# hello to members



## cb2791w (Jul 2, 2006)

Hello to all. I was in the 11th Airborne Div. near the end of the war. In fact, I learned, in the past five years or so on the internet why we were scheduled to jump into southern Japan on my birtday in November of 1945. Fortunately they dropped the A-bomb and avoided the expected million or so casualties expected. I have always felt that I would not have survived the planned invasion. I learned that the Japanese were dug in everywhere, including far north in Hokkaido, where I ended up in the Occupation. The million projected was minimal, I believe.

I ended up in the (airborne) infantry because they did not seem to want fighter pilot trainees when I was going in . Boo.
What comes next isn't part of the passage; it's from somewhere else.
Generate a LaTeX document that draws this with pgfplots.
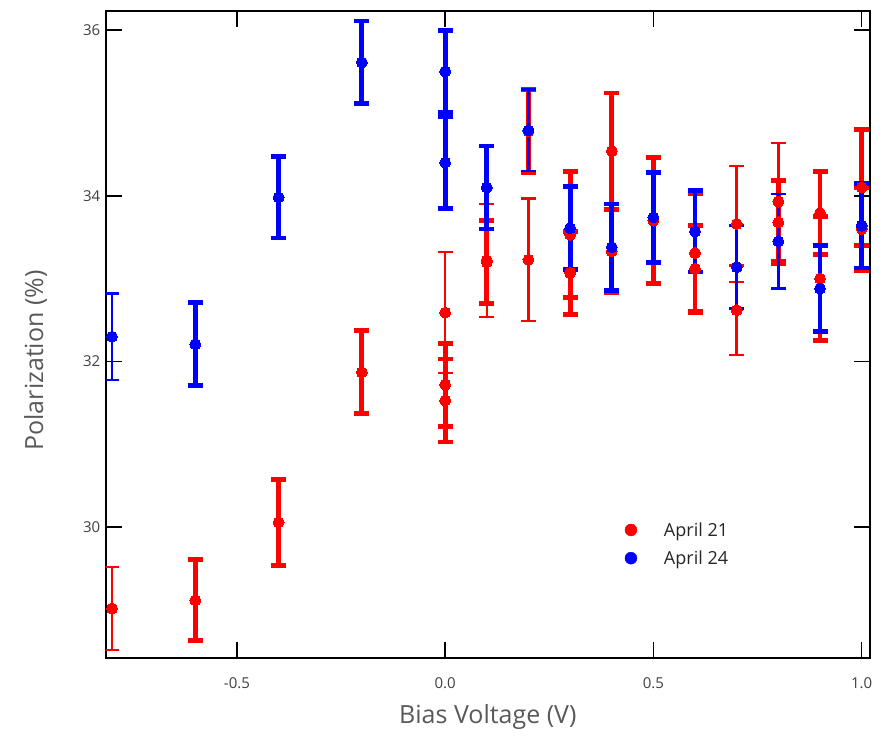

I rode in a navy b-24 which they were using to take pictures of the Japanese coastline, and lots of P-51's landed where I was (Bihoro, a former naval air base.) Unfortunately I never rode in one of those (they were all single place.)
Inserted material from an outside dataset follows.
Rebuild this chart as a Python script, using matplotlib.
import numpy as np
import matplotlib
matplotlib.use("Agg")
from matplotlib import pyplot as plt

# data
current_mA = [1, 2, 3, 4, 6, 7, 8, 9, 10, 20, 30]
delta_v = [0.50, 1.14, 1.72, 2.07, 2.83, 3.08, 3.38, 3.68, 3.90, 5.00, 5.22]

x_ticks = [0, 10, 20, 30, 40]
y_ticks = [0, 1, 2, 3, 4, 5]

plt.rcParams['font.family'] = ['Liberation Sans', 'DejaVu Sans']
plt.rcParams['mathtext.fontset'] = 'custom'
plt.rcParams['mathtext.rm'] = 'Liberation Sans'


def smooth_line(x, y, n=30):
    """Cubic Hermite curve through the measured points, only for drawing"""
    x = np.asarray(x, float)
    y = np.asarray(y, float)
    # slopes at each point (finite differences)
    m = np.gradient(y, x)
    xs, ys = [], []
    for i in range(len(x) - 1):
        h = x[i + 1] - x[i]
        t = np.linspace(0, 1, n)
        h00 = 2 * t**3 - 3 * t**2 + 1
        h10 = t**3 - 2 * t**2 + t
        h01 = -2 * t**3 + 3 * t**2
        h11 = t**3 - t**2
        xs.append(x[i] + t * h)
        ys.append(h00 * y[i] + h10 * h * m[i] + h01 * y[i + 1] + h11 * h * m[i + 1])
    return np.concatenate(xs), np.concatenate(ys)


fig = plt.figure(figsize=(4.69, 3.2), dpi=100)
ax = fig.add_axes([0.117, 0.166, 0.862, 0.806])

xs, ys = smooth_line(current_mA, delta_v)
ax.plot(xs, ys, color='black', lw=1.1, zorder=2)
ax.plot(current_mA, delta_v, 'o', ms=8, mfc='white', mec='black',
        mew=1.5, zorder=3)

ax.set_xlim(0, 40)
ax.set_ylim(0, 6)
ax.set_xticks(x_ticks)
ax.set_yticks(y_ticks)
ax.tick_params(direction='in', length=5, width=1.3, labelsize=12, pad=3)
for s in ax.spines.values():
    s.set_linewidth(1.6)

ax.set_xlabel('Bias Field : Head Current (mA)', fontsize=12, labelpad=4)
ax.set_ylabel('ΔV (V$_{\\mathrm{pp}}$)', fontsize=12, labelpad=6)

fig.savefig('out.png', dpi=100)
I will be 80 next November, and have never jumped from from an airplane since my last one in the army so many years ago. I would still loike to, but amybe I wouldn't have enough nerve.


----------



## Nonskimmer (Jul 3, 2006)

Welcome!


----------



## Gnomey (Jul 3, 2006)

Welcome!


----------



## Neilster (Jul 3, 2006)

It's great to have you on board sir.

Cheers, Neilster


----------



## Henk (Jul 3, 2006)

Welcome


----------



## M. Tanaka (Jul 5, 2008)

Hi, could we talk more about Bihoro in 1945-46, where I was brought up? thanks, mt


----------



## v2 (Jul 5, 2008)

Welcome...


----------



## Wayne Little (Jul 5, 2008)

Hello and welcome to the site!


----------



## ScOoTeR1992 (Jul 5, 2008)

welcome to the forums mate quite a background story you got there


----------



## DerAdlerIstGelandet (Jul 5, 2008)

I do not think he is going to respond. His post is from July of 2006...


----------



## Njaco (Jul 6, 2008)

> I have always felt that I would not have survived the planned invasion.



Well, that defeats the revisionist history and gives kudos to Truman.


----------